Anyway... Hello, cat lovers.

I joined the forum to ask some questions about, well, cats, but then I found that I needed to introduce myself beforehand, so here I am doing just that.

I am an eighteen-year-old animal enthusiast and have been since I was a tot. I have rehabilitated/saved/healed all sorts of animals from about age six and on, though mainly farm animals now that I'm living and working on my new, fixer-upper family farm. Apart from that, I am a writer, artist, baker, horse rider, video gamer, adventurer, hunter, farmer, and pretty much a jack-of-all-trades, although I'm working to master a number of them. 

On my farm, I have four rescue cats (I literally rescued two of them, as in with my bare hands), two dogs (one big- a mutt with one blue one brown eye, and one little- an old pug), three rescue horses and one mini donkey, ten pigs (rescued in a way, though they won't be for too long :wink, two (pet-ish) pygmy goats, and at least fifty assorted chickens, turkeys, and guineas hens. Everything is free-range, pastured, organic and so on, and as it's winter, I am growing barley fodder for everyone.

So, hello everyone.


----------



## 10cats2dogs (Jun 16, 2013)

Hi Baron!
Hmmm...you don't happen to be a follower of 'Into the Wasteland' do you?!
That's quite a large collection of critters! And I'm sure they keep you hopping!
Welcome aboard!
Sharon


----------



## The Baron (Jan 20, 2016)

Hey Sharon,

A follower? The Baron is never a follower! *clears throat* I'm not sure, but I may be, as I'm on a lot of sites and stuff. Why do you ask? Do I have an imposture of copycat somewhere? 
They are quite a lot of work, and yes, they keep me hopping. All. Of. The. Time. And sometimes a little too much! But I love them, even the ones I eat, and I wouldn't give it up for anything. 
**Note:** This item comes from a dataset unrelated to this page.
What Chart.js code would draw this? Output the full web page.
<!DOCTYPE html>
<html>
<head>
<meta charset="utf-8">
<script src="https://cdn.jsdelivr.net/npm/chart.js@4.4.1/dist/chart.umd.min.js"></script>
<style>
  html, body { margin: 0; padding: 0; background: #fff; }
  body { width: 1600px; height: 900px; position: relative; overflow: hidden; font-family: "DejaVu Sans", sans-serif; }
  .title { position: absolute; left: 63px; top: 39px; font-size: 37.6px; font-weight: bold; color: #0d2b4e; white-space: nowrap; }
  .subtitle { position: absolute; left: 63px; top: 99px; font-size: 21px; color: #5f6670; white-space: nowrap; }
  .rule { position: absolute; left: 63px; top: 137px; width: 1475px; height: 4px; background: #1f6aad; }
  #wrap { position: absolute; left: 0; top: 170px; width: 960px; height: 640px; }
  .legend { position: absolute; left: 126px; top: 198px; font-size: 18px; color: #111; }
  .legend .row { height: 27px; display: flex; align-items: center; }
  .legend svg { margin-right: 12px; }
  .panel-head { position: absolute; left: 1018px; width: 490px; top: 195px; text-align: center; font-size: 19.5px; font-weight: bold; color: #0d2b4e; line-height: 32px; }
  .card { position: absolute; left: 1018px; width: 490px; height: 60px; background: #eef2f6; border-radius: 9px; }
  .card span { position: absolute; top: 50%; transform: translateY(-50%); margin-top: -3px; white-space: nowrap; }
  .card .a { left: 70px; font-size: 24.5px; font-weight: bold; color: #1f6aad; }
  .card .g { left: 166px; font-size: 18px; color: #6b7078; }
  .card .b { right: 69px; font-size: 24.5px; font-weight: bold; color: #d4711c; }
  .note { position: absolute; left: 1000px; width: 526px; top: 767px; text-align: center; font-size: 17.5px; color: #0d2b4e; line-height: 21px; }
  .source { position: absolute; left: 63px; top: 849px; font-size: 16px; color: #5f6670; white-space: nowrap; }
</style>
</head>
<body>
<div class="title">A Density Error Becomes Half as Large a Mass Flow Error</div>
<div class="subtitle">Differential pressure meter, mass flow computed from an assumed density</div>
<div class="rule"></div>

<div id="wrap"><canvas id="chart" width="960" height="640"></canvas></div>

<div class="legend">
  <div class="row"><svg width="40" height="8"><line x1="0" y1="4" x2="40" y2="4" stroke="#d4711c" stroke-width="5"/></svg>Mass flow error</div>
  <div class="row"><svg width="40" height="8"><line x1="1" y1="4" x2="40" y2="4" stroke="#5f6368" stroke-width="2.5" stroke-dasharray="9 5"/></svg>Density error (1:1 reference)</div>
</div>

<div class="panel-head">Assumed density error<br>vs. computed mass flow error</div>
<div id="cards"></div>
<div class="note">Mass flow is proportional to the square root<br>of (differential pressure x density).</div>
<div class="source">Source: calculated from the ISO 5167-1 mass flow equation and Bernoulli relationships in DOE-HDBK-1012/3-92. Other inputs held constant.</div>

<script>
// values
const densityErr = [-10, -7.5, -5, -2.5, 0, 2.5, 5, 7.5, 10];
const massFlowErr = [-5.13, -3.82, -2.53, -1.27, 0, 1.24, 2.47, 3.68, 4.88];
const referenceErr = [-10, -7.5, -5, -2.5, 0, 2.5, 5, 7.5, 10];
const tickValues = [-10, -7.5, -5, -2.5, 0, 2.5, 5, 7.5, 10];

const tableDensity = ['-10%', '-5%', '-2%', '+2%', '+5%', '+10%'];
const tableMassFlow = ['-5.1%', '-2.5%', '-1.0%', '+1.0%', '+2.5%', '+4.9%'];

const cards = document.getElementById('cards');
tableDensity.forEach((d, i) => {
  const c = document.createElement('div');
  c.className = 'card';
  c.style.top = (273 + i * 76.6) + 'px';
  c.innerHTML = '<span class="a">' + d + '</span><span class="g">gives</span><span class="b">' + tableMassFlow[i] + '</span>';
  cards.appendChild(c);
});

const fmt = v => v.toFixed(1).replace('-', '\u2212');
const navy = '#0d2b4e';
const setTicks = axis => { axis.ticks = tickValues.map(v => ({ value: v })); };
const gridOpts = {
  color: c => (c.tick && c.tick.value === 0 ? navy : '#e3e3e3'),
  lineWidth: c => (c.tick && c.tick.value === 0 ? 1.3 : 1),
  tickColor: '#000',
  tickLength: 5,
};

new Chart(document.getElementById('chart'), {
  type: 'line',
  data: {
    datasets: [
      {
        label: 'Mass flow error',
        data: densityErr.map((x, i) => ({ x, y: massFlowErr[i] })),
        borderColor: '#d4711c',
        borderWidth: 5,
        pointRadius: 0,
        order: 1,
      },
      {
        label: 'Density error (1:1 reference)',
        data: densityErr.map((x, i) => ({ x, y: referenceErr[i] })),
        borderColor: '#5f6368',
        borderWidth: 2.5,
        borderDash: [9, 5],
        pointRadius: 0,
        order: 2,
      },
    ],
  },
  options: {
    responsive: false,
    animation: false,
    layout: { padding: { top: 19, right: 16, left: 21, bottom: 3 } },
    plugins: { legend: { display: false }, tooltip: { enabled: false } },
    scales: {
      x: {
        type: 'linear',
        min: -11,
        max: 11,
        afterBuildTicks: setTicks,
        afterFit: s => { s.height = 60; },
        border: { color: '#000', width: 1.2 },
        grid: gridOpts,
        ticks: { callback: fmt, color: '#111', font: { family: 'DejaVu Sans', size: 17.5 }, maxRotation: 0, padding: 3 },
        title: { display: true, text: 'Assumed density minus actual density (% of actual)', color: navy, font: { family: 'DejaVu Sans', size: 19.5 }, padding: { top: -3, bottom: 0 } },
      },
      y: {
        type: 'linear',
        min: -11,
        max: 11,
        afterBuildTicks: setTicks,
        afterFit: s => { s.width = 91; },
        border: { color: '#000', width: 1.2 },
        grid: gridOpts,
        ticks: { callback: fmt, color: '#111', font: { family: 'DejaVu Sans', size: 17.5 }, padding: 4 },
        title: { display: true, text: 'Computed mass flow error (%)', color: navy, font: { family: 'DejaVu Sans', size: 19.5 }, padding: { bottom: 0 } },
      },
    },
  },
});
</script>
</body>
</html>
Thanks for the warm welcome,
Valen


----------



## The Baron (Jan 20, 2016)

Update: I'm nineteen now! Not that it really matters on a cat-chat forum... Still... Just saying...


----------



## LakotaWolf (Aug 10, 2012)

Happy birthday! 

No, no, it matters... you see, on a cat forum, it's important to know that we have fresh, young blood coming in... it's the only way we crazy cat-ladies stay alive, with infusions of fresh energy from young cat-lovers... 

...

...I'm only 33 myself XD


----------



## Jetlaya67 (Sep 26, 2012)

Happy birthday!


----------



## howsefrau32 (Mar 6, 2013)

Happy Birthday! And I am very impressed with all that you do for animals. I admit, I have passed my "crazy cat lady" cat fascination onto my two daughters, who are 17 and 22 and already worthy of the title crazy cat lady


----------



## The Baron (Jan 20, 2016)

Thanks, Lakota.

Aww, so I'm the new, lucky-duck that gets to keep all you cat-ladies company? Well, it shall be my pleasure!
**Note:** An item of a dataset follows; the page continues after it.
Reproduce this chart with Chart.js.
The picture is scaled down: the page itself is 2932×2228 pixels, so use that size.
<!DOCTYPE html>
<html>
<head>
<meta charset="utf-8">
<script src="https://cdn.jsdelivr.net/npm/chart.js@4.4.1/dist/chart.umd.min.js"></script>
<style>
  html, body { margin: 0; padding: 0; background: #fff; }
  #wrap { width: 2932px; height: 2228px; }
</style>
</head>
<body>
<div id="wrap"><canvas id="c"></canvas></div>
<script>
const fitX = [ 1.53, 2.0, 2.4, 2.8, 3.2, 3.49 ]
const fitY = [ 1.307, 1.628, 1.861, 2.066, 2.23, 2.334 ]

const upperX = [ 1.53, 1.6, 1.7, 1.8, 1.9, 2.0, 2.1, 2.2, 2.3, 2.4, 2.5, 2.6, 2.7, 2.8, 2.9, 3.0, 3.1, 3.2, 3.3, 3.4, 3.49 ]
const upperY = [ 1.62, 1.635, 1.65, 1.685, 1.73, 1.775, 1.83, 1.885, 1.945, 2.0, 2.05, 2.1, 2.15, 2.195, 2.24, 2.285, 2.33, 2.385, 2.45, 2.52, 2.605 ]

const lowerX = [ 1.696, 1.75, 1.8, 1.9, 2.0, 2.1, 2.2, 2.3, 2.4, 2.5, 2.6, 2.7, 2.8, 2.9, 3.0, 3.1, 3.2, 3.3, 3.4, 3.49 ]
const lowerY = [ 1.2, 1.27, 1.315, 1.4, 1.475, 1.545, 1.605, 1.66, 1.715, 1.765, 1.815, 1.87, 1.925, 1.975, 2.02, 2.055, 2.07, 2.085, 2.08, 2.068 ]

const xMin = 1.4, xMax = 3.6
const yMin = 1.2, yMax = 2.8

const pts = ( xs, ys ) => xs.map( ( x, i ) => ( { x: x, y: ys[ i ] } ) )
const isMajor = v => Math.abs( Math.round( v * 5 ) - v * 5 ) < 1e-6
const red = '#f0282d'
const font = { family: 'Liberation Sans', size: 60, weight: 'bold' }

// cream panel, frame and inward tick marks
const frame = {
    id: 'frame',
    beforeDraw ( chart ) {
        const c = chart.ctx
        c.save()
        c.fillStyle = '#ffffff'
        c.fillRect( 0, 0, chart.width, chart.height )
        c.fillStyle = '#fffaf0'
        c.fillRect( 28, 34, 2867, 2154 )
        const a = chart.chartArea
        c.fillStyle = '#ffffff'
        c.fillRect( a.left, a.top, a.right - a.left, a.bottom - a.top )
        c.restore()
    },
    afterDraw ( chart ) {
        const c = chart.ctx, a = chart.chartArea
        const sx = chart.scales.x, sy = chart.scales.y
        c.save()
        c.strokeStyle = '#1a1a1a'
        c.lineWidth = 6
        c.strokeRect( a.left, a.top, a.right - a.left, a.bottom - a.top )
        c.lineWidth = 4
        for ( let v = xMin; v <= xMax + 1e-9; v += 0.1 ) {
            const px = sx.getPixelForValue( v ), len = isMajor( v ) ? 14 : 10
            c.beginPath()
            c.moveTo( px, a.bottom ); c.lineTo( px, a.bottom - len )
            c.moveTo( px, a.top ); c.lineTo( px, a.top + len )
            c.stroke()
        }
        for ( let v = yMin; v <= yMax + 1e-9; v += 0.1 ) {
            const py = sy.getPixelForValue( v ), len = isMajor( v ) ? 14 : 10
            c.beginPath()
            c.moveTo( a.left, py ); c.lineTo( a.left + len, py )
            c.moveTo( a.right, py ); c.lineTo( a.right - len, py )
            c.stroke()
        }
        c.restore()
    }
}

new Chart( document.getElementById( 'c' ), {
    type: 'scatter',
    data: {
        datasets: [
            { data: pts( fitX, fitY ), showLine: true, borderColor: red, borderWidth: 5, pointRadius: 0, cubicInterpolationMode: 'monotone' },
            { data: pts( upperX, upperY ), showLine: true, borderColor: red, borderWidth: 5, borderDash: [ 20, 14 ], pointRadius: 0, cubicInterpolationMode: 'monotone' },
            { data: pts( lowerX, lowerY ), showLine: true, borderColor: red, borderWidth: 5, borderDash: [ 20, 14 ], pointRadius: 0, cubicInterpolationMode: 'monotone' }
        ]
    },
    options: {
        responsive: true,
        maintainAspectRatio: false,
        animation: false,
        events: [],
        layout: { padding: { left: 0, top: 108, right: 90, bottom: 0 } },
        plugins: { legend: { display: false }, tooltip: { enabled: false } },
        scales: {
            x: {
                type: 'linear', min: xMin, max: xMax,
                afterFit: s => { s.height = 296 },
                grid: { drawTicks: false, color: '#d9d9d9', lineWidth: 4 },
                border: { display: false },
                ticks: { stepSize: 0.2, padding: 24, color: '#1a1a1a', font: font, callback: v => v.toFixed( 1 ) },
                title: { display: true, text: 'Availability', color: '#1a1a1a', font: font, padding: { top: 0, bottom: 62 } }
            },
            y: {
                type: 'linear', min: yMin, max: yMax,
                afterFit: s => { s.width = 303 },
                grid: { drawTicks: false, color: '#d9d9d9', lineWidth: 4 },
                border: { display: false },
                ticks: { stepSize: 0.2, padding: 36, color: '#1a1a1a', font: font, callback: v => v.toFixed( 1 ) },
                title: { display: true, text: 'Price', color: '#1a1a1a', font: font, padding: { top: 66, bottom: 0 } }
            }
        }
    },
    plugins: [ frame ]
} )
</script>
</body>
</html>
Anyway, 33 is no where near old. You're still a spring-kitten.


----------



## The Baron (Jan 20, 2016)

howsefrau32 said:


> Happy Birthday! And I am very impressed with all that you do for animals. I admit, I have passed my "crazy cat lady" cat fascination onto my two daughters, who are 17 and 22 and already worthy of the title crazy cat lady


Thanks. It's a lot, but it's really rewording, especially when you have animals that don't mind perching on your shoulder or getting hugged. I have a turkey that seeks me out so she can be carried around!

Lol. That's cool, you have officially contributed to a new generation of cat enthusiasts.  
I wish my sister was worthy of it too, as, though she loves cats, I do all the work for them. Well, apart from the litter boxes. Hehe...


----------



## The Baron (Jan 20, 2016)

Jetlaya67 said:


> Happy birthday!


Thanks, Jet!


----------



## 10cats2dogs (Jun 16, 2013)

A Belated Happy Birthday Valen!
Sharon


----------